A recent market study from IDC reveals that worldwide revenue from open source software (OSS) will grow at a 22.4 percent compound annual growth rate (CAGR) to reach $8.1 billion by 2013.

This IDC forecast is considerably higher than 2008 for three reasons:
  1. the bottom-up list used to calculate the revenue has expanded through an exhaustive effort to include more projects in this forecast.
  2. open source software has had a much higher level of acceptance over the past 12 months than previously expected.
  3. the economy accelerated the uptake and use of open source software in the closing months of 2008.
"The open source software market has seen a strong boost from the current economic crisis," said Michael Fauscette, group vice president, IDC.

OSS is increasingly a part of the enterprise software strategy of leading businesses and is seeing mainstream adoption at a strong pace. As the overall software industry continues to consolidate, it will be key for OSS vendors to reach scale if they plan to continue as a standalone business.
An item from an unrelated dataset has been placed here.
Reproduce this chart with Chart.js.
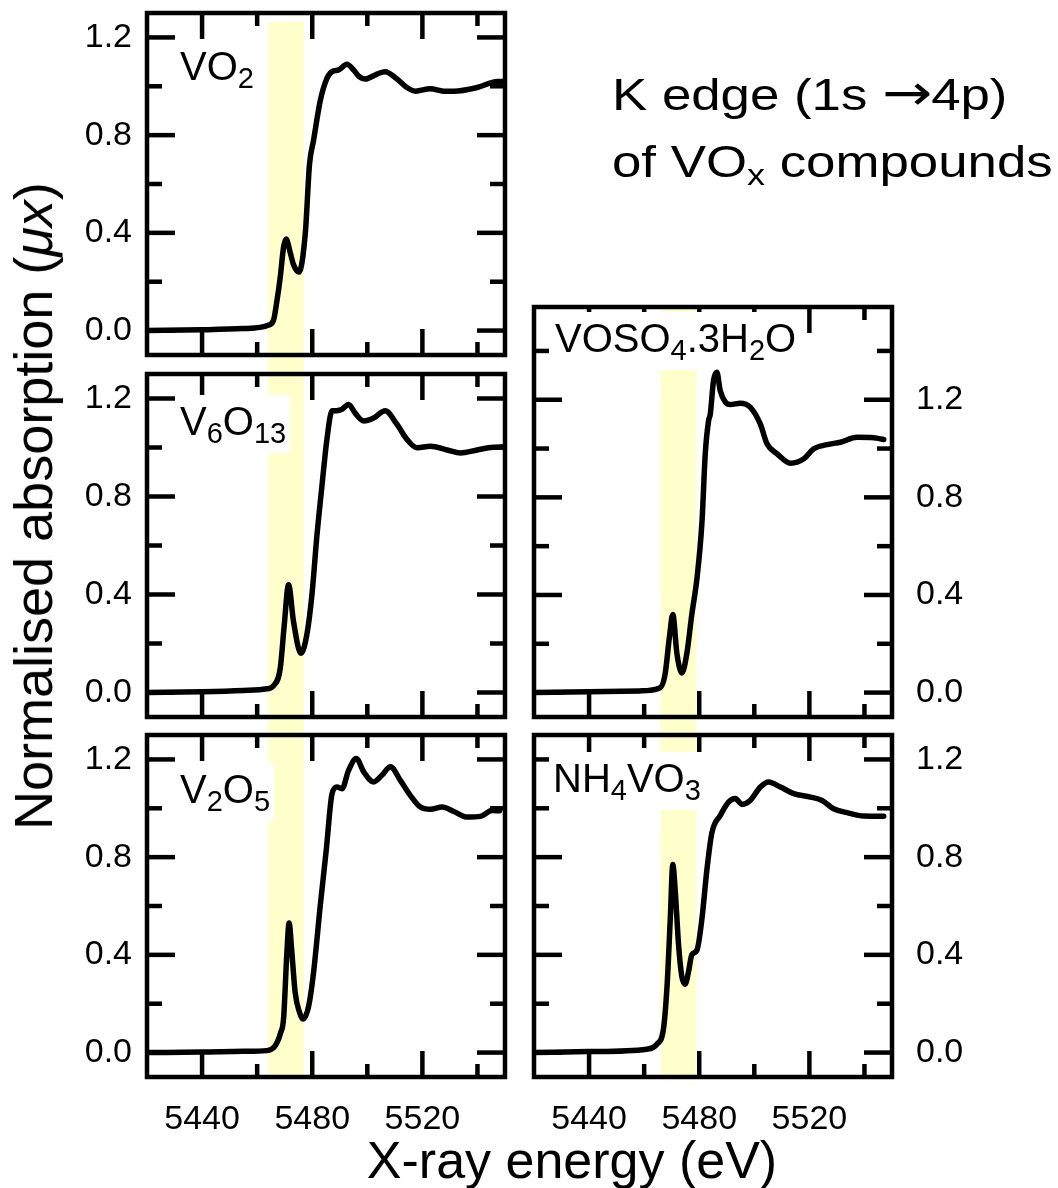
<!DOCTYPE html>
<html>
<head>
<meta charset="utf-8">
<title>V K-edge XANES of VOx compounds</title>
<script src="https://cdn.jsdelivr.net/npm/chart.js@4.4.1/dist/chart.umd.min.js"></script>
<style>
  body { margin: 0; background: #fff; }
  #wrap { position: relative; width: 1058px; height: 1188px; overflow: hidden; font-family: "Liberation Sans", Arial, sans-serif; color: #000; }
  #wrap canvas { position: absolute; left: 0; top: 0; }
  .ytitle { position: absolute; left: 33px; top: 506px; font-size: 54px; line-height: 1; white-space: nowrap; transform: translate(-50%, -50%) rotate(-90deg); }
  .xtitle { position: absolute; left: 572px; top: 1134px; font-size: 52px; line-height: 1; white-space: nowrap; transform: translateX(-50%); }
  .note { position: absolute; left: 612px; top: 61px; font-size: 44px; line-height: 67px; white-space: nowrap; transform-origin: left top; transform: scaleX(1.2); }
  .note .sub { position: relative; top: 8px; font-size: 30px; }
  .note .arrow { font-family: "DejaVu Sans", sans-serif; font-size: 50px; line-height: 0; letter-spacing: -1px; }
</style>
</head>
<body>
<div id="wrap">
  <canvas id="vo2" width="1058" height="1188"></canvas>
  <canvas id="v6o13" width="1058" height="1188"></canvas>
  <canvas id="v2o5" width="1058" height="1188"></canvas>
  <canvas id="voso4" width="1058" height="1188"></canvas>
  <canvas id="nh4vo3" width="1058" height="1188"></canvas>
  <div class="ytitle">Normalised absorption (<i>μx</i>)</div>
  <div class="xtitle">X-ray energy (eV)</div>
  <div class="note">K edge (1s <span class="arrow">→</span>4p)<br>of VO<span class="sub">x</span> compounds</div>
</div>
<script>
// tick values / labels (empty label = minor tick)
const energyTickValues = [5440, 5460, 5480, 5500, 5520, 5540];
const energyTickLabels = ["5440", "", "5480", "", "5520", ""];
const absTickValues = [0, 0.2, 0.4, 0.6, 0.8, 1.0, 1.2, 1.4];
const absTickLabels = ["0.0", "", "0.4", "", "0.8", "", "1.2", ""];

// pre-edge highlight (eV)
const bandLeft = [5464, 5477];
const bandRight = [5466, 5479];

// compound names, [text, isSubscript]
const vo2Label = [["VO", 0], ["2", 1]];
const v6o13Label = [["V", 0], ["6", 1], ["O", 0], ["13", 1]];
const v2o5Label = [["V", 0], ["2", 1], ["O", 0], ["5", 1]];
const voso4Label = [["VOSO", 0], ["4", 1], [".3H", 0], ["2", 1], ["O", 0]];
const nh4vo3Label = [["NH", 0], ["4", 1], ["VO", 0], ["3", 1]];

// spectra: energy (eV) and normalised absorption
const vo2Energy = [5420, 5440, 5455, 5461, 5464, 5465.9, 5467.2, 5468.4, 5469.6, 5470.5, 5472, 5473.2, 5475.2, 5477.5, 5479, 5480.5, 5482.9, 5485.1, 5487.2, 5489.6, 5492.6, 5495, 5497, 5499.3, 5503.5, 5506.5, 5510.8, 5514.4, 5517.5, 5522.9, 5527.7, 5531.4, 5539.9, 5547.2, 5550];
const vo2Abs = [0.0, 0.003, 0.008, 0.013, 0.022, 0.041, 0.123, 0.22, 0.342, 0.375, 0.32, 0.27, 0.24, 0.40, 0.68, 0.78, 0.94, 1.026, 1.06, 1.067, 1.09, 1.067, 1.04, 1.03, 1.05, 1.06, 1.03, 0.995, 0.98, 0.99, 0.98, 0.98, 0.995, 1.02, 1.02];

const v6o13Energy = [5420, 5440, 5455, 5463.5, 5465.9, 5468.4, 5469.8, 5471.4, 5473.2, 5475.9, 5478.1, 5479.9, 5481.7, 5483.5, 5485.3, 5487.2, 5489, 5490.8, 5493.2, 5495.6, 5498.7, 5502.3, 5506.5, 5510.8, 5514.4, 5518.1, 5522.9, 5529, 5533.8, 5539.9, 5544.7, 5550];
const v6o13Abs = [0.0, 0.003, 0.008, 0.015, 0.027, 0.10, 0.27, 0.44, 0.29, 0.16, 0.24, 0.40, 0.64, 0.84, 1.03, 1.15, 1.15, 1.156, 1.176, 1.14, 1.108, 1.12, 1.15, 1.094, 1.033, 0.999, 1.005, 0.99, 0.978, 0.99, 1.0, 1.003];

const v2o5Energy = [5420, 5440, 5455, 5463.5, 5466.5, 5468.5, 5469.6, 5470.8, 5471.6, 5472.6, 5473.8, 5475.4, 5476.6, 5478.7, 5480.5, 5482.9, 5485.1, 5487.2, 5489, 5490.8, 5493.2, 5496, 5498.7, 5502.3, 5505.3, 5508.4, 5512, 5515.6, 5519.3, 5522.9, 5527.2, 5531.4, 5536.3, 5541.1, 5545.3, 5548];
const v2o5Abs = [0.0, 0.002, 0.005, 0.008, 0.027, 0.08, 0.14, 0.41, 0.53, 0.41, 0.246, 0.164, 0.137, 0.19, 0.33, 0.60, 0.83, 1.06, 1.087, 1.08, 1.155, 1.204, 1.149, 1.108, 1.135, 1.17, 1.114, 1.053, 1.005, 0.996, 1.005, 0.987, 0.964, 0.967, 0.991, 0.99];

const voso4Energy = [5420, 5440, 5458.5, 5465.8, 5467.6, 5469.2, 5470.4, 5471.9, 5473.7, 5475.5, 5477.3, 5479.2, 5481, 5482.2, 5483.4, 5484, 5485.2, 5486.4, 5487.6, 5489.5, 5491.3, 5494.9, 5498.5, 5502.2, 5504.6, 5508.3, 5513.1, 5518, 5521.6, 5526.4, 5531.3, 5537.3, 5543.4, 5547];
const voso4Abs = [0.0, 0.003, 0.007, 0.02, 0.075, 0.23, 0.32, 0.16, 0.08, 0.16, 0.32, 0.47, 0.70, 0.98, 1.115, 1.14, 1.28, 1.313, 1.238, 1.19, 1.18, 1.186, 1.17, 1.10, 1.02, 0.978, 0.94, 0.958, 0.999, 1.016, 1.026, 1.046, 1.044, 1.037];

const nh4vo3Energy = [5420, 5440, 5461, 5464.6, 5467, 5468.3, 5469.5, 5470.4, 5471.3, 5472.5, 5473.7, 5474.9, 5476.1, 5477.3, 5479.2, 5481, 5482.8, 5484.6, 5487.6, 5490.7, 5493.1, 5495.5, 5498.5, 5502.2, 5505.2, 5509.5, 5514.3, 5520.4, 5524.6, 5528.8, 5533.7, 5539.7, 5547];
const nh4vo3Abs = [0.0, 0.004, 0.014, 0.034, 0.096, 0.27, 0.55, 0.77, 0.66, 0.44, 0.31, 0.28, 0.33, 0.40, 0.42, 0.55, 0.75, 0.90, 0.97, 1.026, 1.04, 1.016, 1.032, 1.087, 1.108, 1.087, 1.06, 1.046, 1.032, 0.998, 0.982, 0.968, 0.967];

const FONT = '"Liberation Sans", Arial, sans-serif';

// frame, inward ticks on all sides, yellow band and the compound name
const panelDecor = {
  id: "panelDecor",
  beforeDatasetsDraw(chart, args, o) {
    const { ctx, chartArea: a, scales: { x, y } } = chart;
    ctx.save();

    const bx0 = x.getPixelForValue(o.band[0]);
    const bx1 = x.getPixelForValue(o.band[1]);
    ctx.fillStyle = "#ffffcc";
    ctx.fillRect(bx0, a.top + o.bandTop, bx1 - bx0, a.bottom - a.top - o.bandTop + o.bandBottom);

    ctx.strokeStyle = "#000";
    ctx.lineWidth = 4.5;
    ctx.lineCap = "butt";
    const seg = (x1, y1, x2, y2) => {
      ctx.beginPath();
      ctx.moveTo(x1, y1);
      ctx.lineTo(x2, y2);
      ctx.stroke();
    };
    energyTickValues.forEach((v, i) => {
      const px = x.getPixelForValue(v);
      const len = energyTickLabels[i] ? 26 : 13;
      seg(px, a.bottom, px, a.bottom - len);
      seg(px, a.top, px, a.top + len);
    });
    absTickValues.forEach((v, i) => {
      if (v > y.max) return;
      const py = y.getPixelForValue(v);
      const len = absTickLabels[i] ? 28 : 15;
      seg(a.left, py, a.left + len, py);
      seg(a.right, py, a.right - len, py);
    });
    ctx.strokeRect(a.left, a.top, a.right - a.left, a.bottom - a.top);

    // compound name on a white patch
    const base = a.top + o.labelAt[1];
    let tx = a.left + o.labelAt[0];
    const widths = o.label.map(([t, sub]) => {
      ctx.font = (sub ? "29px " : "40px ") + FONT;
      return ctx.measureText(t).width;
    });
    const total = widths.reduce((s, w) => s + w, 0);
    ctx.fillStyle = "#fff";
    ctx.fillRect(tx - 4, base - 40, total + 8, 58);
    ctx.fillStyle = "#000";
    ctx.textBaseline = "alphabetic";
    o.label.forEach(([t, sub], i) => {
      ctx.font = (sub ? "29px " : "40px ") + FONT;
      ctx.fillText(t, tx, base + (sub ? 8 : 0));
      tx += widths[i];
    });
    ctx.restore();
  }
};

function makePanel(p) {
  const points = p.energy.map((e, i) => ({ x: e, y: p.abs[i] }));
  return new Chart(document.getElementById(p.id), {
    type: "line",
    data: {
      datasets: [{
        data: points,
        borderColor: "#000",
        borderWidth: 5.5,
        pointRadius: 0,
        cubicInterpolationMode: "monotone",
        borderJoinStyle: "round",
        borderCapStyle: "round"
      }]
    },
    plugins: [panelDecor],
    options: {
      responsive: false,
      animation: false,
      devicePixelRatio: 1,
      layout: { padding: p.pad, autoPadding: false },
      events: [],
      plugins: {
        legend: { display: false },
        tooltip: { enabled: false },
        panelDecor: { band: p.band, bandTop: p.bandTop, bandBottom: p.bandBottom, label: p.label, labelAt: p.labelAt }
      },
      scales: {
        x: {
          type: "linear",
          min: 5420,
          max: 5550,
          position: "bottom",
          display: p.showX,
          afterFit: p.showX ? (s) => { s.height = 80; s.paddingLeft = 0; s.paddingRight = 0; } : undefined,
          afterBuildTicks: (s) => { s.ticks = energyTickValues.map((v) => ({ value: v })); },
          grid: { display: false, drawTicks: false },
          border: { display: false },
          ticks: {
            autoSkip: false,
            maxRotation: 0,
            padding: 22,
            color: "#000",
            font: { family: FONT, size: 34 },
            callback: (v, i) => energyTickLabels[i]
          }
        },
        y: {
          type: "linear",
          min: -0.1,
          max: p.yMax,
          position: p.side,
          afterFit: (s) => { s.width = 90; s.paddingTop = 0; s.paddingBottom = 0; },
          afterBuildTicks: (s) => { s.ticks = absTickValues.filter((v) => v <= p.yMax).map((v) => ({ value: v })); },
          grid: { display: false, drawTicks: false },
          border: { display: false },
          ticks: {
            padding: p.side === "left" ? 15 : 24,
            color: "#000",
            font: { family: FONT, size: 34 },
            callback: (v, i) => absTickLabels[i]
          }
        }
      }
    }
  });
}

makePanel({ id: "vo2", energy: vo2Energy, abs: vo2Abs, label: vo2Label, band: bandLeft, side: "left", yMax: 1.3, showX: false,
  pad: { left: 57, top: 13, right: 553, bottom: 833 }, bandTop: 9, bandBottom: 10, labelAt: [33, 67] });
makePanel({ id: "v6o13", energy: v6o13Energy, abs: v6o13Abs, label: v6o13Label, band: bandLeft, side: "left", yMax: 1.3, showX: false,
  pad: { left: 57, top: 374, right: 553, bottom: 471 }, bandTop: -10, bandBottom: 10, labelAt: [33, 61] });
makePanel({ id: "v2o5", energy: v2o5Energy, abs: v2o5Abs, label: v2o5Label, band: bandLeft, side: "left", yMax: 1.3, showX: true,
  pad: { left: 57, top: 735, right: 553, bottom: 31 }, bandTop: -10, bandBottom: 2, labelAt: [33, 68] });
makePanel({ id: "voso4", energy: voso4Energy, abs: voso4Abs, label: voso4Label, band: bandRight, side: "right", yMax: 1.58, showX: false,
  pad: { left: 534, top: 307, right: 76, bottom: 471 }, bandTop: 2, bandBottom: 10, labelAt: [21, 45] });
makePanel({ id: "nh4vo3", energy: nh4vo3Energy, abs: nh4vo3Abs, label: nh4vo3Label, band: bandRight, side: "right", yMax: 1.3, showX: true,
  pad: { left: 534, top: 735, right: 76, bottom: 31 }, bandTop: -10, bandBottom: 2, labelAt: [19, 57] });
</script>
</body>
</html>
Key findings from the IDC study include:

- Large software vendors like IBM, Sun, Dell, HP, and Oracle are making significant amounts of indirect revenue from their activities with and support of OSS. This has greatly aided mainstream adoption and acceptance of OSS.

- Hybrid business models seem to be increasing. It is likely that this will end up as the most prevalent business model, with on-premise vendors adding SaaS, SaaS vendors offering on premise, OSS vendors selling variants, and closed source vendors offering more OSS.

- The opportunity to leverage OSS in ways that increase competitive advantage, such as a part of BPO offerings or as a part of a software appliance, is on the rise and should help increase adoption and growth for OSS vendors.